The goal of the Group Scheduling framework is to permit developers to specify arbitrary semantics for their applications, and through hierarchical composition of groups representing different aspects of system activities, to specify the semantics for the system as a whole. Since Priority Inheritance is limited to priority scheudling schemes another, more general, approach to integrating scheduling and concurrency control is required.
Proxy Management is a new subsystem which keeps track of lock ownership and waiting relationships among tasks in as general a way as possible and to provide an interface to the scheduling layer that constrains the scheduling semantics as little as possible. The basic model used by Proxy Management is that when a task T1 blocks on a lock owned by task T2, T1 becomes a waiter on T2, and T2 becomes the proxy of T1. In general, the scheduling layer using the information can permit tasks blocked because they are waiting on a lock to remain selectable, and when selected, to run their proxy instead.
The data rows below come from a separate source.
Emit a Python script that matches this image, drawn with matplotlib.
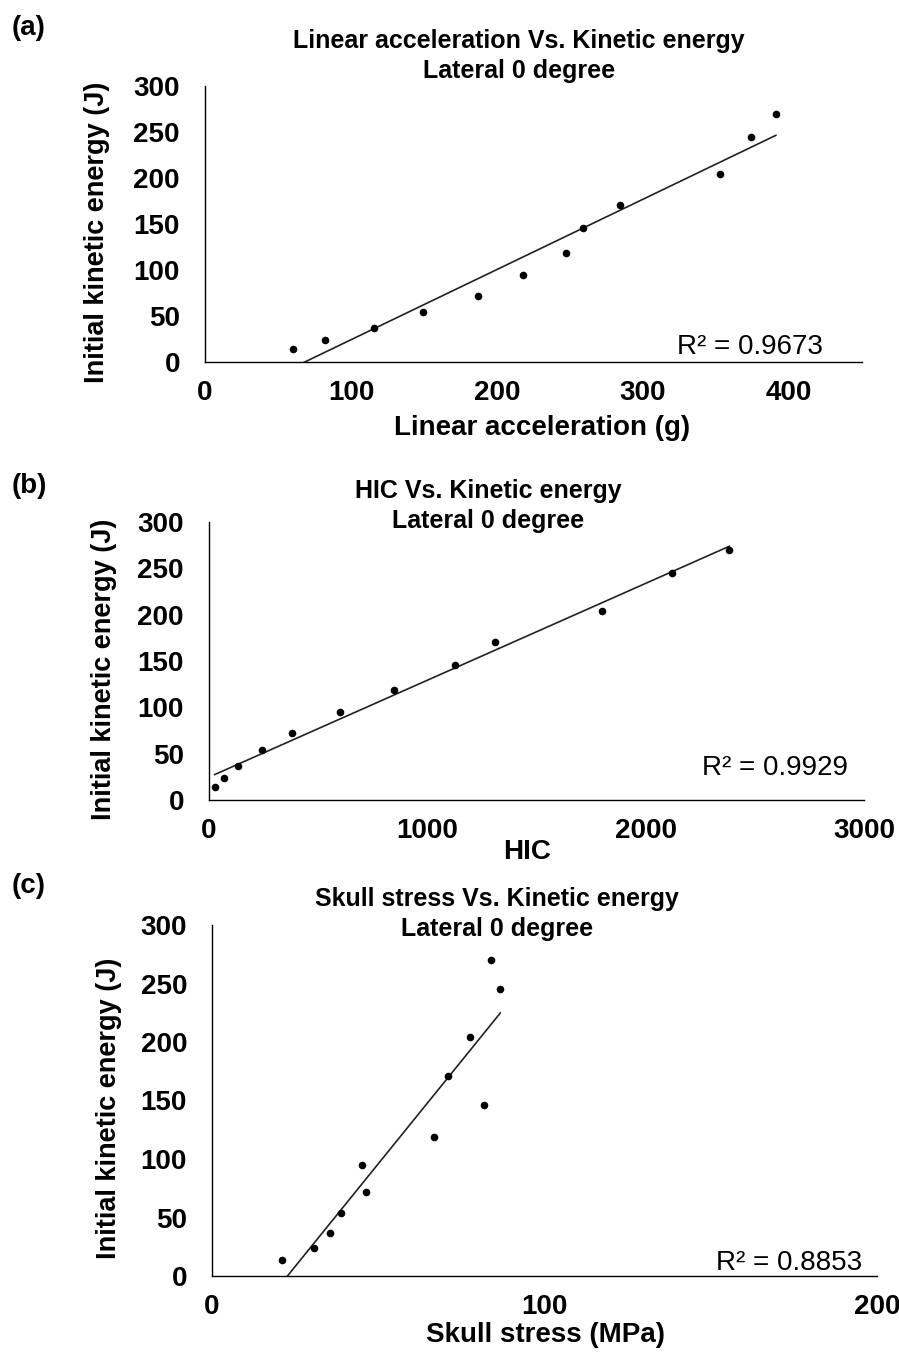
import numpy as np
import matplotlib
matplotlib.use("Agg")
import matplotlib.pyplot as plt

plt.rcParams['font.family'] = ['Liberation Sans', 'DejaVu Sans']

# initial kinetic energy (J), same impacts in all three panels
energy = [14, 24, 37, 54, 72, 95, 119, 146, 171, 204, 245, 270]

# panel (a) linear acceleration (g)
lin_acc = [60, 82, 116, 149, 187, 218, 247, 259, 284, 353, 374, 391]
# panel (b) HIC
hic = [26, 69, 135, 243, 380, 602, 847, 1127, 1311, 1802, 2119, 2383]
# panel (c) skull stress (MPa)
skull = [21.1, 30.7, 35.5, 38.8, 46.3, 45.2, 66.9, 81.8, 71.1, 77.5, 86.7, 83.9]

panels = ["(a)", "(b)", "(c)"]
titles = ["Linear acceleration Vs. Kinetic energy\nLateral 0 degree",
          "HIC Vs. Kinetic energy\nLateral 0 degree",
          "Skull stress Vs. Kinetic energy\nLateral 0 degree"]
xlabels = ["Linear acceleration (g)", "HIC", "Skull stress (MPa)"]
r2_text = ["R² = 0.9673", "R² = 0.9929", "R² = 0.8853"]
xticks = [[0, 100, 200, 300, 400], [0, 1000, 2000, 3000], [0, 100, 200]]
xlims = [(0, 450), (0, 3000), (0, 200)]
yticks = [0, 50, 100, 150, 200, 250, 300]

W, H = 899, 1355
fig = plt.figure(figsize=(W / 100, H / 100), dpi=100)

# pixel boxes: left, right, top, bottom
boxes = [(205, 862, 86, 362), (209, 864, 522, 800), (212, 877, 925, 1276)]
ylab_x = [97, 104, 109]
xlab_y = [428, 852, 1335]
xlab_x = [542, 527, 545]
title_xy = [(519, 56), (488, 506), (497, 914)]
panel_y = [28, 486, 886]
r2_xy = [(823, 347), (848, 768), (862, 1263)]

for i, xs in enumerate([lin_acc, hic, skull]):
    l, r, t, b = boxes[i]
    ax = fig.add_axes([l / W, 1 - b / H, (r - l) / W, (b - t) / H])
    ax.scatter(xs, energy, s=20, color='black', zorder=3)
    k, c = np.polyfit(xs, energy, 1)
    fx = np.array([min(xs), max(xs)])
    ax.plot(fx, k * fx + c, color='#222222', lw=1.2)
    ax.set_xlim(*xlims[i])
    ax.set_ylim(0, 300)
    ax.set_xticks(xticks[i])
    ax.set_yticks(yticks)
    ax.tick_params(length=0, labelsize=20)
    ax.tick_params(axis='y', pad=18)
    ax.tick_params(axis='x', pad=13)
    for lab in ax.get_xticklabels() + ax.get_yticklabels():
        lab.set_fontweight('bold')
    for s in ['top', 'right']:
        ax.spines[s].set_visible(False)
    for s in ['left', 'bottom']:
        ax.spines[s].set_color('black')
        ax.spines[s].set_linewidth(1.0)

    fig.text(ylab_x[i] / W, 1 - ((t + b) / 2 + 8) / H, "Initial kinetic energy (J)",
             rotation=90, ha='center', va='center', fontsize=19.5, fontweight='bold')
    fig.text(xlab_x[i] / W, 1 - xlab_y[i] / H, xlabels[i],
             ha='center', va='center', fontsize=20, fontweight='bold')
    fig.text(title_xy[i][0] / W, 1 - title_xy[i][1] / H, titles[i],
             ha='center', va='center', fontsize=18, fontweight='bold', linespacing=1.3)
    fig.text(12 / W, 1 - panel_y[i] / H, panels[i],
             ha='left', va='center', fontsize=20, fontweight='bold')
    fig.text(r2_xy[i][0] / W, 1 - r2_xy[i][1] / H, r2_text[i],
             ha='right', va='center', fontsize=20)

fig.savefig("out.png", dpi=100, facecolor='white')
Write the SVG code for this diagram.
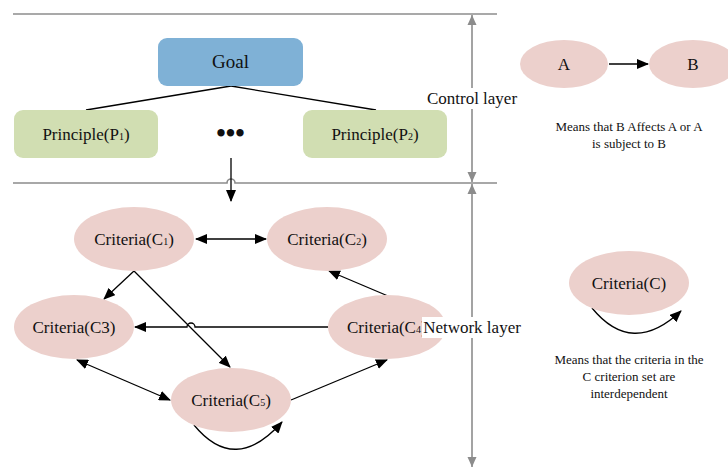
<svg xmlns="http://www.w3.org/2000/svg" width="728" height="469" viewBox="0 0 728 469">
<style>
text{font-family:"Liberation Serif","Times New Roman",serif;fill:#111;text-anchor:middle}
.lbl{font-size:17px}
.sub{font-size:10px}
.small{font-size:13px}
.pink{fill:#ecd0cc}
.blk{fill:none;stroke:#000;stroke-width:1.3}
.gray{fill:none;stroke:#8c8c8c;stroke-width:1.6}
</style>
<defs>
<marker id="ah" markerUnits="userSpaceOnUse" markerWidth="12" markerHeight="10" refX="11" refY="5" orient="auto-start-reverse" viewBox="0 0 12 10">
<path d="M0,0 L12,5 L0,10 z" fill="#000"/>
</marker>
<marker id="gh" markerUnits="userSpaceOnUse" markerWidth="10" markerHeight="10" refX="10" refY="5" orient="auto-start-reverse" viewBox="0 0 10 10">
<path d="M0,0.5 L10,5 L0,9.5 z" fill="#8c8c8c"/>
</marker>
</defs>

<g id="layers">
<path class="gray" d="M13,14 H497"/>
<path class="gray" d="M13,183 H227 A4,4 0 0 1 235,183 H497"/>
<path class="gray" d="M472,15 V182" marker-start="url(#gh)" marker-end="url(#gh)"/>
<path class="gray" d="M472,184 V467" marker-start="url(#gh)" marker-end="url(#gh)"/>
<rect x="426" y="88" width="92" height="21" fill="#fff"/>
<text class="lbl" x="472" y="104">Control layer</text>
</g>

<g id="connectors">
<path class="blk" d="M231,86 L86,110"/>
<path class="blk" d="M231,86 L376,110"/>
<path class="blk" d="M231,158 V201" marker-end="url(#ah)"/>
<path class="blk" d="M196,239 H266" marker-start="url(#ah)" marker-end="url(#ah)"/>
<path class="blk" d="M134,271 L104,299" marker-end="url(#ah)"/>
<path class="blk" d="M134,271 L230,367" marker-end="url(#ah)"/>
<path class="blk" d="M388,296 L329,271" marker-end="url(#ah)"/>
<path class="blk" d="M328,327 H195 A4,4 0 0 0 187,327 H135" marker-end="url(#ah)"/>
<path class="blk" d="M77,360 L170,400" marker-start="url(#ah)" marker-end="url(#ah)"/>
<path class="blk" d="M291,400 L387,360" marker-end="url(#ah)"/>
<path class="blk" d="M194,425 Q235,475 282,422" marker-end="url(#ah)"/>
<path class="blk" d="M609,64 H648" marker-end="url(#ah)"/>
<path class="blk" d="M592,308 Q632,357 681,311" marker-end="url(#ah)"/>
</g>

<g id="goal">
<rect x="158" y="38" width="145" height="48" rx="9" fill="#7fb1d6"/>
<text x="230.5" y="68" font-size="19">Goal</text>
</g>
<g id="principle1">
<rect x="14" y="110" width="144" height="48" rx="9" fill="#d1deb2"/>
<text class="lbl" x="86" y="140">Principle(P<tspan class="sub">1</tspan>)</text>
</g>
<g id="dots">
<text x="230.5" y="142" font-size="27" font-weight="bold">•••</text>
</g>
<g id="principle2">
<rect x="303" y="110" width="144" height="48" rx="9" fill="#d1deb2"/>
<text class="lbl" x="375" y="140">Principle(P<tspan class="sub">2</tspan>)</text>
</g>

<g id="c1">
<ellipse class="pink" cx="134" cy="239" rx="60" ry="32"/>
<text class="lbl" x="134" y="245">Criteria(C<tspan class="sub">1</tspan>)</text>
</g>
<g id="c2">
<ellipse class="pink" cx="327" cy="239" rx="60" ry="32"/>
<text class="lbl" x="327" y="245">Criteria(C<tspan class="sub">2</tspan>)</text>
</g>
<g id="c3">
<ellipse class="pink" cx="74" cy="327" rx="60" ry="32"/>
<text class="lbl" x="74" y="333">Criteria(C3)</text>
</g>
<g id="c4">
<ellipse class="pink" cx="387" cy="327" rx="59" ry="32"/>
<text class="lbl" x="347" y="333" style="text-anchor:start">Criteria(C<tspan class="sub">4</tspan>)</text>
</g>
<g id="c5">
<ellipse class="pink" cx="231" cy="400" rx="60" ry="32"/>
<text class="lbl" x="231" y="406">Criteria(C<tspan class="sub">5</tspan>)</text>
</g>

<g id="network-label">
<rect x="422" y="317" width="99" height="21" fill="#fff"/>
<text class="lbl" x="472" y="333">Network layer</text>
</g>

<g id="legend-a">
<ellipse class="pink" cx="564" cy="64" rx="44" ry="24"/>
<text class="lbl" x="564" y="70">A</text>
</g>
<g id="legend-b">
<ellipse class="pink" cx="693" cy="64" rx="44" ry="24"/>
<text class="lbl" x="693" y="70">B</text>
</g>
<g id="legend-text1">
<text class="small" x="629" y="131">Means that B Affects A or A</text>
<text class="small" x="629" y="148">is subject to B</text>
</g>
<g id="legend-c">
<ellipse class="pink" cx="629" cy="283" rx="60" ry="32"/>
<text class="lbl" x="629" y="289">Criteria(C)</text>
</g>
<g id="legend-text2">
<text class="small" x="629" y="364">Means that the criteria in the</text>
<text class="small" x="629" y="381">C criterion set are</text>
<text class="small" x="629" y="398">interdependent</text>
</g>
</svg>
This approach assumes no specific scheduling semantics, yet achieves the goals of minimizing both latency and waiting time of a more desirable thread being blocked by a less desirable thread. It has a variety of differences in implementation detail from Priority Inheritance, however, which make the tradeoff of overhead against semantic flexibility reasonably complex. In comparing Proxy Management to Priority Inheritance, however, it is important to note that the proxy Management provides the same results as Priority Inheritance when priority scheduling semantics are used to control thread selection.